Copy out the listing that follows, exactly, without its pictures.

▶ SOURCE MATERIAL:

......

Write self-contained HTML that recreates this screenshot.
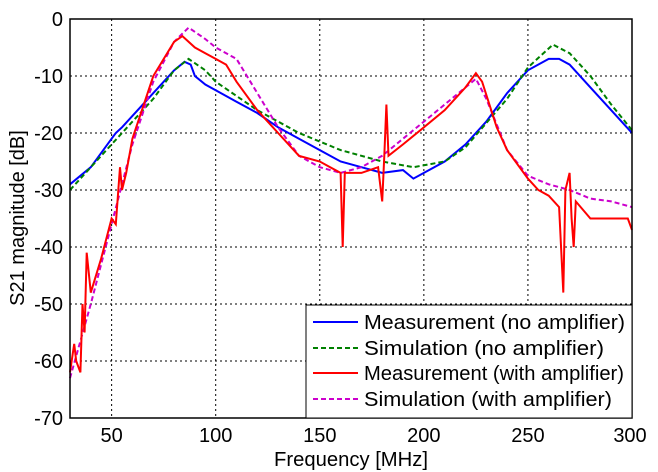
<!DOCTYPE html>
<html><head><meta charset="utf-8"><style>
body{margin:0;background:#fff;}
svg{display:block;font-family:"Liberation Sans",Arial,sans-serif;}
</style></head><body>
<svg id="s" width="658" height="472" xmlns="http://www.w3.org/2000/svg">
<rect x="0" y="0" width="658" height="472" fill="#fff"/>
<g id="grid"></g>
<g id="lines" fill="none" stroke-width="2"></g>
<rect x="70" y="19" width="562" height="399" fill="none" stroke="#000" stroke-width="1.5"/>
<g id="ticks" font-size="20" fill="#000"></g>
<text x="351" y="466" font-size="20" text-anchor="middle" textLength="154" lengthAdjust="spacingAndGlyphs">Frequency [MHz]</text>
<text transform="translate(24,218) rotate(-90)" font-size="20" text-anchor="middle">S21 magnitude [dB]</text>
<g>
<rect x="306" y="305" width="326" height="113" fill="#fff" stroke="#000" stroke-width="1"/>
<line x1="313" y1="322" x2="358" y2="322" stroke="#0000ff" stroke-width="2"/>
<line x1="313" y1="348" x2="358" y2="348" stroke="#008000" stroke-width="2" stroke-dasharray="5,3"/>
<line x1="313" y1="373" x2="358" y2="373" stroke="#ff0000" stroke-width="2"/>
<line x1="313" y1="399" x2="358" y2="399" stroke="#cc00cc" stroke-width="2" stroke-dasharray="5,3"/>
<g font-size="20"><text x="364" y="329" textLength="261" lengthAdjust="spacingAndGlyphs">Measurement (no amplifier)</text>
<text x="364" y="355" textLength="240" lengthAdjust="spacingAndGlyphs">Simulation (no amplifier)</text>
<text x="364" y="380" textLength="260" lengthAdjust="spacingAndGlyphs">Measurement (with amplifier)</text>
<text x="364" y="406" textLength="248" lengthAdjust="spacingAndGlyphs">Simulation (with amplifier)</text></g>
</g>
</svg>
<script>
function X(f){return 70+(f-30)*562/270}
function Y(d){return 19-d*399/70}
var g=document.getElementById('grid'),t=document.getElementById('ticks'),L=document.getElementById('lines'),h='',tt='';
[50,100,150,200,250].forEach(function(f){h+='<line x1="'+X(f)+'" y1="19" x2="'+X(f)+'" y2="418" stroke="#000" stroke-dasharray="2,3"/>';
tt+='<text x="'+X(f)+'" y="442" text-anchor="middle">'+f+'</text>';});
tt+='<text x="630" y="442" text-anchor="middle">300</text>';
for(var d=-10;d>=-60;d-=10){h+='<line x1="70" y1="'+Y(d)+'" x2="632" y2="'+Y(d)+'" stroke="#000" stroke-dasharray="2,3"/>';}
for(var d=0;d>=-70;d-=10){tt+='<text x="63" y="'+(Y(d)+7)+'" text-anchor="end">'+d+'</text>';}
g.innerHTML=h;t.innerHTML=tt;
function P(a,c,dash){var s='';for(var i=0;i<a.length;i+=2)s+=(i?'L':'M')+X(a[i]).toFixed(1)+' '+Y(a[i+1]).toFixed(1);
return '<path d="'+s+'" stroke="'+c+'"'+(dash?' stroke-dasharray="5,3"':'')+'/>';}
var blue=[30,-29,40,-26,50,-21,52,-20,55,-19,60,-17,70,-13,80,-9,85,-7.5,88,-8,90,-10,95,-11.5,100,-12.5,110,-14.5,120,-16.5,130,-19,140,-21,150,-23,160,-25,170,-26,180,-27,190,-26.5,195,-28,200,-27,210,-25,220,-22,230,-18,240,-13,250,-9,260,-7,265,-7,270,-8,280,-12,290,-16,300,-20];
var green=[30,-30,50,-22,70,-14,80,-9,87,-7,95,-9,100,-11,120,-16,140,-20,160,-23,180,-25,195,-26,210,-25,220,-22.5,240,-14,250,-8.5,262,-4.5,270,-6,280,-10,290,-15,300,-19.5];
var red=[30,-62,32,-57,33,-60,35,-62,36,-50,37,-55,38,-41,40,-48,45,-42,50,-35,52,-36,54,-26,55,-30,57,-27,60,-21,70,-10,80,-4,84,-3,90,-5,95,-6,100,-7,105,-8,110,-11,120,-16,130,-20,140,-24,150,-25,155,-26,160,-27,161,-40,162,-27,170,-27,178,-26,180,-32,181,-24,182,-15,183,-24,190,-22,200,-19,210,-16,220,-12,225,-9.5,228,-11,235,-19,240,-23,250,-28,255,-30,260,-31,265,-33,267,-48,268,-30,270,-27,271,-35,272,-40,273,-32,280,-35,290,-35,298,-35,300,-37];
var mag=[30,-63,40,-50,50,-36,60,-22,70,-11,80,-4,87,-1.5,95,-3.5,100,-5,110,-7,120,-13,130,-19,140,-24,150,-26,160,-27,170,-26,180,-24,190,-21,200,-18,210,-15,220,-12,225,-10.5,230,-14,240,-23,250,-27.5,260,-29,270,-30,280,-31.5,290,-32,300,-33];
L.innerHTML=P(blue,'#0000ff')+P(green,'#008000',1)+P(mag,'#cc00cc',1)+P(red,'#ff0000');
</script>
</body></html>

......

▶ EXERCISE RESPONSE:
Write self-contained HTML that recreates this screenshot.
<!DOCTYPE html>
<html><head><meta charset="utf-8"><style>
body{margin:0;background:#fff;}
svg{display:block;font-family:"Liberation Sans",Arial,sans-serif;}
</style></head><body>
<svg id="s" width="658" height="472" xmlns="http://www.w3.org/2000/svg">
<rect x="0" y="0" width="658" height="472" fill="#fff"/>
<g id="grid"></g>
<g id="lines" fill="none" stroke-width="2"></g>
<rect x="70" y="19" width="562" height="399" fill="none" stroke="#000" stroke-width="1.5"/>
<g id="ticks" font-size="20" fill="#000"></g>
<text x="351" y="466" font-size="20" text-anchor="middle" textLength="154" lengthAdjust="spacingAndGlyphs">Frequency [MHz]</text>
<text transform="translate(24,218) rotate(-90)" font-size="20" text-anchor="middle">S21 magnitude [dB]</text>
<g>
<rect x="306" y="305" width="326" height="113" fill="#fff" stroke="#000" stroke-width="1"/>
<line x1="313" y1="322" x2="358" y2="322" stroke="#0000ff" stroke-width="2"/>
<line x1="313" y1="348" x2="358" y2="348" stroke="#008000" stroke-width="2" stroke-dasharray="5,3"/>
<line x1="313" y1="373" x2="358" y2="373" stroke="#ff0000" stroke-width="2"/>
<line x1="313" y1="399" x2="358" y2="399" stroke="#cc00cc" stroke-width="2" stroke-dasharray="5,3"/>
<g font-size="20"><text x="364" y="329" textLength="261" lengthAdjust="spacingAndGlyphs">Measurement (no amplifier)</text>
<text x="364" y="355" textLength="240" lengthAdjust="spacingAndGlyphs">Simulation (no amplifier)</text>
<text x="364" y="380" textLength="260" lengthAdjust="spacingAndGlyphs">Measurement (with amplifier)</text>
<text x="364" y="406" textLength="248" lengthAdjust="spacingAndGlyphs">Simulation (with amplifier)</text></g>
</g>
</svg>
<script>
function X(f){return 70+(f-30)*562/270}
function Y(d){return 19-d*399/70}
var g=document.getElementById('grid'),t=document.getElementById('ticks'),L=document.getElementById('lines'),h='',tt='';
[50,100,150,200,250].forEach(function(f){h+='<line x1="'+X(f)+'" y1="19" x2="'+X(f)+'" y2="418" stroke="#000" stroke-dasharray="2,3"/>';
tt+='<text x="'+X(f)+'" y="442" text-anchor="middle">'+f+'</text>';});
tt+='<text x="630" y="442" text-anchor="middle">300</text>';
for(var d=-10;d>=-60;d-=10){h+='<line x1="70" y1="'+Y(d)+'" x2="632" y2="'+Y(d)+'" stroke="#000" stroke-dasharray="2,3"/>';}
for(var d=0;d>=-70;d-=10){tt+='<text x="63" y="'+(Y(d)+7)+'" text-anchor="end">'+d+'</text>';}
g.innerHTML=h;t.innerHTML=tt;
function P(a,c,dash){var s='';for(var i=0;i<a.length;i+=2)s+=(i?'L':'M')+X(a[i]).toFixed(1)+' '+Y(a[i+1]).toFixed(1);
return '<path d="'+s+'" stroke="'+c+'"'+(dash?' stroke-dasharray="5,3"':'')+'/>';}
var blue=[30,-29,40,-26,50,-21,52,-20,55,-19,60,-17,70,-13,80,-9,85,-7.5,88,-8,90,-10,95,-11.5,100,-12.5,110,-14.5,120,-16.5,130,-19,140,-21,150,-23,160,-25,170,-26,180,-27,190,-26.5,195,-28,200,-27,210,-25,220,-22,230,-18,240,-13,250,-9,260,-7,265,-7,270,-8,280,-12,290,-16,300,-20];
var green=[30,-30,50,-22,70,-14,80,-9,87,-7,95,-9,100,-11,120,-16,140,-20,160,-23,180,-25,195,-26,210,-25,220,-22.5,240,-14,250,-8.5,262,-4.5,270,-6,280,-10,290,-15,300,-19.5];
var red=[30,-62,32,-57,33,-60,35,-62,36,-50,37,-55,38,-41,40,-48,45,-42,50,-35,52,-36,54,-26,55,-30,57,-27,60,-21,70,-10,80,-4,84,-3,90,-5,95,-6,100,-7,105,-8,110,-11,120,-16,130,-20,140,-24,150,-25,155,-26,160,-27,161,-40,162,-27,170,-27,178,-26,180,-32,181,-24,182,-15,183,-24,190,-22,200,-19,210,-16,220,-12,225,-9.5,228,-11,235,-19,240,-23,250,-28,255,-30,260,-31,265,-33,267,-48,268,-30,270,-27,271,-35,272,-40,273,-32,280,-35,290,-35,298,-35,300,-37];
var mag=[30,-63,40,-50,50,-36,60,-22,70,-11,80,-4,87,-1.5,95,-3.5,100,-5,110,-7,120,-13,130,-19,140,-24,150,-26,160,-27,170,-26,180,-24,190,-21,200,-18,210,-15,220,-12,225,-10.5,230,-14,240,-23,250,-27.5,260,-29,270,-30,280,-31.5,290,-32,300,-33];
L.innerHTML=P(blue,'#0000ff')+P(green,'#008000',1)+P(mag,'#cc00cc',1)+P(red,'#ff0000');
</script>
</body></html>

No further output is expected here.